The United States is interested in promoting the peace process through a series of confidence-building gestures between Israel, the Palestinian Authority and Arab states, a senior American official who declined to be named told Haaretz.
The official said the plan would involve a freeze on construction in settlements in exchange for normalization steps from the Arab states.
According to the official, the "gestures plan" is meant to reopen the political process in the Middle East, while encapsulating parts that had already been brought up in talks between Israeli and American officials. It is likely to be at the heart of an upcoming meeting between President Barack Obama and Prime Minister Benjamin Netanyahu.
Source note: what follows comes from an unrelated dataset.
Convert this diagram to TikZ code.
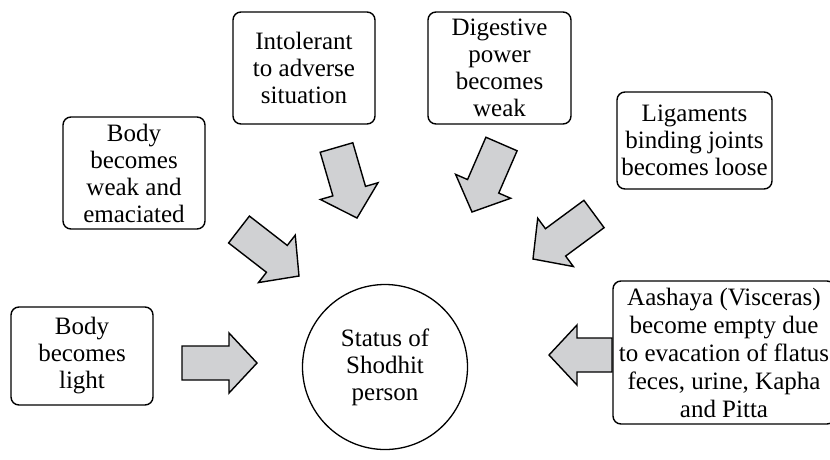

In a meeting with King Abdullah II of Jordan on Tuesday, U.S. President Barack Obama said he hoped "over the next several months, that you start seeing gestures of good faith on all sides. I don't want to get into the details of what those gestures might be, but I think that the parties in the region probably have a pretty good recognition of what intermediate steps could be taken as confidence-building measures. And we will be doing everything we can to encourage those confidence-building measures to take place. At some point, steps have to be taken so that people can see progress on the ground. And that will be something that we will expect to take place in the coming months and we will help hopefully to drive a process where each side is willing to build confidence."
King Abdullah stressed his support for the two-state solution.
"We're looking now at he positives and not the negatives, and seeing how we can sequence events over the next couple of months that allows Israelis and Palestinians and Israelis and Arabs to sit around the table and move this process forward," he said.
The so-called "gesture plan" is set to include an Israeli freeze on construction in settlements throughout the West Bank. In exchange, the U.S. will request the Palestinian Authority and moderate Arab states make normalization steps towards Israel, including public meetings with senior Israeli officials, issuing positive statements on the peace process, and even re-establishing diplomatic relations that have been discontinued, as with Qatar, Oman or Morocco.